Copy every line with the string "document" in it.

***

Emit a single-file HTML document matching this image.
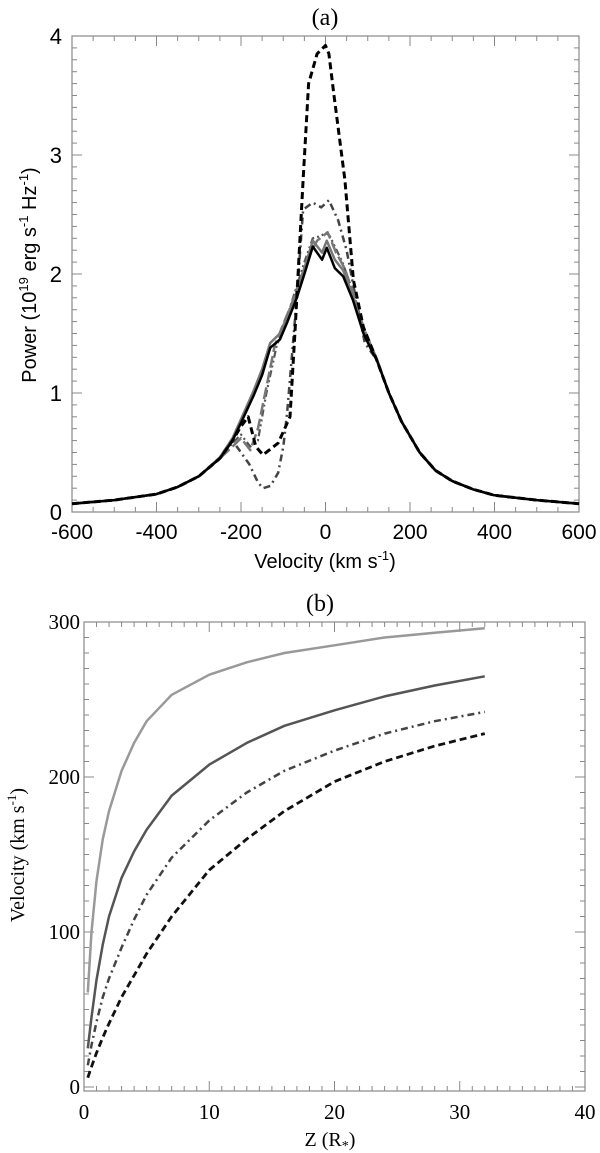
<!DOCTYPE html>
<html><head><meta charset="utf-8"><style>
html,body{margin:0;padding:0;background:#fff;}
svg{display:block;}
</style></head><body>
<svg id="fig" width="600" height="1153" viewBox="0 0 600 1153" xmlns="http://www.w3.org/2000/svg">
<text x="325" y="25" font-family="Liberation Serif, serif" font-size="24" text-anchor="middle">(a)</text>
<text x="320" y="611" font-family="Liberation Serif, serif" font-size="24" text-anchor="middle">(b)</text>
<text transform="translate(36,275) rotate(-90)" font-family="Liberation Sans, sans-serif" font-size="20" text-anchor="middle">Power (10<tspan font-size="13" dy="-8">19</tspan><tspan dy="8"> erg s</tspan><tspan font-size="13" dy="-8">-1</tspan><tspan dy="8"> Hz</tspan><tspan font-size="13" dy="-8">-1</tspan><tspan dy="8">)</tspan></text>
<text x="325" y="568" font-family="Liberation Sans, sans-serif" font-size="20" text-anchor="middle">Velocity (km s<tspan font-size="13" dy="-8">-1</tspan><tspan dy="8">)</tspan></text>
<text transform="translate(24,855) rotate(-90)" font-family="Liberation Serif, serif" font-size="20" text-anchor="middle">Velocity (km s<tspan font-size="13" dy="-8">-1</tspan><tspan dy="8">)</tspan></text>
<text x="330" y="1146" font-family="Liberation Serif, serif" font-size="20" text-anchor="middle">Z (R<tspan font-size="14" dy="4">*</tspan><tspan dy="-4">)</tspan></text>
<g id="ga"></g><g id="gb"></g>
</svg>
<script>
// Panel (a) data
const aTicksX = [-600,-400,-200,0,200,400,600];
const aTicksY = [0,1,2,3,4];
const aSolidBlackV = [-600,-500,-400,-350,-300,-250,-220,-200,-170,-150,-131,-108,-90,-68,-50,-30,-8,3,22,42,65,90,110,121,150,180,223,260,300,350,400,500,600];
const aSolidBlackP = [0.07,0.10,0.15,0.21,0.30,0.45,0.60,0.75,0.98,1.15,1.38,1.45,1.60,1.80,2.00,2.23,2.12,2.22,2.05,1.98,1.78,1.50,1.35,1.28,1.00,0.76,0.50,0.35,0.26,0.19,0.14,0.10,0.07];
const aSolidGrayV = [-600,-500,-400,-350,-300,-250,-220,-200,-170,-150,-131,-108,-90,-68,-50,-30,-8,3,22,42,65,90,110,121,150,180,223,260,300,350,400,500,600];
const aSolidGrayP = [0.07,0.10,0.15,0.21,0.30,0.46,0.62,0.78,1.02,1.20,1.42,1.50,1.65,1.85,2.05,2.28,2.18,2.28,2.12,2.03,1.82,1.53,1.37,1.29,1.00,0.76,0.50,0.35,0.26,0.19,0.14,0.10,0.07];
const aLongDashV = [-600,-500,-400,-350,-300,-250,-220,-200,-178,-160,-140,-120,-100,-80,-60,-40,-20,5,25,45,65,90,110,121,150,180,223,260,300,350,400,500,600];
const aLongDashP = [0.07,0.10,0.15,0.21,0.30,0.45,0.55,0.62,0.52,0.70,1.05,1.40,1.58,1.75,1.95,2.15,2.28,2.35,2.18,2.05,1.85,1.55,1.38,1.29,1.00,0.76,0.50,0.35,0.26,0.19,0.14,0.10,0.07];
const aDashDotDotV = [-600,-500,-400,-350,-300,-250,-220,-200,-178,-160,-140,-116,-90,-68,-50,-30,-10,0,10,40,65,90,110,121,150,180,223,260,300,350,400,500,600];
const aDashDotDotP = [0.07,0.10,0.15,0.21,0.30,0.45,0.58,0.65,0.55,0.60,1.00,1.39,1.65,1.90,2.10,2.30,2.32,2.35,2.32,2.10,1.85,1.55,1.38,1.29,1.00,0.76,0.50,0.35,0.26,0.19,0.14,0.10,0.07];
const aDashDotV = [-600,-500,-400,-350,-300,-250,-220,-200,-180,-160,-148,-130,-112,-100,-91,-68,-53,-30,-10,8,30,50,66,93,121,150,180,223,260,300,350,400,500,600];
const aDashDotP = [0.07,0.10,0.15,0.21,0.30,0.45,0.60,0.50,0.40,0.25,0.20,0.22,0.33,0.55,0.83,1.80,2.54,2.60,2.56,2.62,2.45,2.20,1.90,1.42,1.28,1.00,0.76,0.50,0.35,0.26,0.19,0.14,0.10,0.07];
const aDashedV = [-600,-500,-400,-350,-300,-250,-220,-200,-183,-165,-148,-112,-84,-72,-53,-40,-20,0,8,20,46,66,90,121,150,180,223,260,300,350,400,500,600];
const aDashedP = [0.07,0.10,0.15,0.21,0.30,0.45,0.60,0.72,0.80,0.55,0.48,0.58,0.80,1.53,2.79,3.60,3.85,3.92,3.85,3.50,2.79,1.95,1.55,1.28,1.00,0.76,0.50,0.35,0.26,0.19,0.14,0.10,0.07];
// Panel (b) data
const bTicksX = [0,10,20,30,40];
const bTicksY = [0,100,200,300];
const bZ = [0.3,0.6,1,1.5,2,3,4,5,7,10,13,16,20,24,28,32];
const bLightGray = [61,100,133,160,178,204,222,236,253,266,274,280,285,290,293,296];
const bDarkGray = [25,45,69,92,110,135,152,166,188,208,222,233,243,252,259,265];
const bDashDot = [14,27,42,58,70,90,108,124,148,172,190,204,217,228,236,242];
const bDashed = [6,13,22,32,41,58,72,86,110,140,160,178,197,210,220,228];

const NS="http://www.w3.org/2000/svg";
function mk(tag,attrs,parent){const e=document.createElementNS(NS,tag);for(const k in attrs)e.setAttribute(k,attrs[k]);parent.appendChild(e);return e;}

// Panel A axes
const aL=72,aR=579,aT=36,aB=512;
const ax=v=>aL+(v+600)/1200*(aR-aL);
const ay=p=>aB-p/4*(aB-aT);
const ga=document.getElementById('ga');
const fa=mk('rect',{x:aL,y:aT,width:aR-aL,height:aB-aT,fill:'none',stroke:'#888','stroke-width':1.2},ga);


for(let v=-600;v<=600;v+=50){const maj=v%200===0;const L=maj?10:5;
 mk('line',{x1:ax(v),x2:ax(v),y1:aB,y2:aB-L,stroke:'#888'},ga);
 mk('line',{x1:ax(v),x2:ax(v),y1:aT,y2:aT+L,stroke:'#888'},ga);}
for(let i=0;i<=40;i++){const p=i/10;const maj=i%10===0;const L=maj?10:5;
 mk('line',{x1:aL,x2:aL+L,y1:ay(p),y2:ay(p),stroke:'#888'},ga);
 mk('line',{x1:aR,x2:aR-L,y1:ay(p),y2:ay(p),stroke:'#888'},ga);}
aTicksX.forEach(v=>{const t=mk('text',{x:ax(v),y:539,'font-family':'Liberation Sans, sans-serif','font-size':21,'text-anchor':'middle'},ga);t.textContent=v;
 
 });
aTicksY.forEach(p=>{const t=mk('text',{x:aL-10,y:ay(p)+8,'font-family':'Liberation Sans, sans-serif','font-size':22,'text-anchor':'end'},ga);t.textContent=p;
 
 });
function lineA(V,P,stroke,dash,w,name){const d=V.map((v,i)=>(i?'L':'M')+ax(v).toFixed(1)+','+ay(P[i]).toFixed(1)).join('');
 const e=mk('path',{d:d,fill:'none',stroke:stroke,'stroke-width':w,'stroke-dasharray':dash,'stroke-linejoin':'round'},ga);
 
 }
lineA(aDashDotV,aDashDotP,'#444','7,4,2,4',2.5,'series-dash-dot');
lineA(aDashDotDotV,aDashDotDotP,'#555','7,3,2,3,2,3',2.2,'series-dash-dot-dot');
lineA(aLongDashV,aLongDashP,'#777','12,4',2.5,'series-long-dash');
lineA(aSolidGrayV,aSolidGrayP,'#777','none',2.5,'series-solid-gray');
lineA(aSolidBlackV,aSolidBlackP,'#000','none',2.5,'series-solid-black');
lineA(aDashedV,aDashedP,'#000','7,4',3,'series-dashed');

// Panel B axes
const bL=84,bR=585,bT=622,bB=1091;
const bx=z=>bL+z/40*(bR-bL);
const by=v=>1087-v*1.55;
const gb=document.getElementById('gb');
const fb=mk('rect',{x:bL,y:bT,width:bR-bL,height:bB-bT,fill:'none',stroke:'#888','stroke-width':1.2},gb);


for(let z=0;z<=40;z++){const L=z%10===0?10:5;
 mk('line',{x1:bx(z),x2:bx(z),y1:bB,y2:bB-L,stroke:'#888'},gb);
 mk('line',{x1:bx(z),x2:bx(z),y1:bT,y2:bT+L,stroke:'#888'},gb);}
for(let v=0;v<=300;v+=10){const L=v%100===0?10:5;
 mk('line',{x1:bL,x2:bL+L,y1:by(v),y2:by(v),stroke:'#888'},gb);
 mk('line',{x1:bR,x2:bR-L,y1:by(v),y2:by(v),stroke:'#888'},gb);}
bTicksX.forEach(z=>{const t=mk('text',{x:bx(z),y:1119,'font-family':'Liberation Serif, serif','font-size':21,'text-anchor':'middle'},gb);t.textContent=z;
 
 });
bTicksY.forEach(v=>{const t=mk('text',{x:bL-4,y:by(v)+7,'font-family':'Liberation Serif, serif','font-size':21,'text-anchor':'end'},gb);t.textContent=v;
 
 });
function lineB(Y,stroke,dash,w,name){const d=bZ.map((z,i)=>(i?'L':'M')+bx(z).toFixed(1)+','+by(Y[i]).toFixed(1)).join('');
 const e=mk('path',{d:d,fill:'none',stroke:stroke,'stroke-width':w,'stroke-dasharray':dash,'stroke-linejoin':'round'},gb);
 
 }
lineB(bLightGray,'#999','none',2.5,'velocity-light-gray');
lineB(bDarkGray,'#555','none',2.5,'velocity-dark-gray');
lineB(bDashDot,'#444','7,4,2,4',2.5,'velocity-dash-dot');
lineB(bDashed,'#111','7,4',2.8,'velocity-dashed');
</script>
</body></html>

***

CORRECT RESULT
Emit a single-file HTML document matching this image.
function mk(tag,attrs,parent){const e=document.createElementNS(NS,tag);for(const k in attrs)e.setAttribute(k,attrs[k]);parent.appendChild(e);return e;}
const ga=document.getElementById('ga');
const gb=document.getElementById('gb');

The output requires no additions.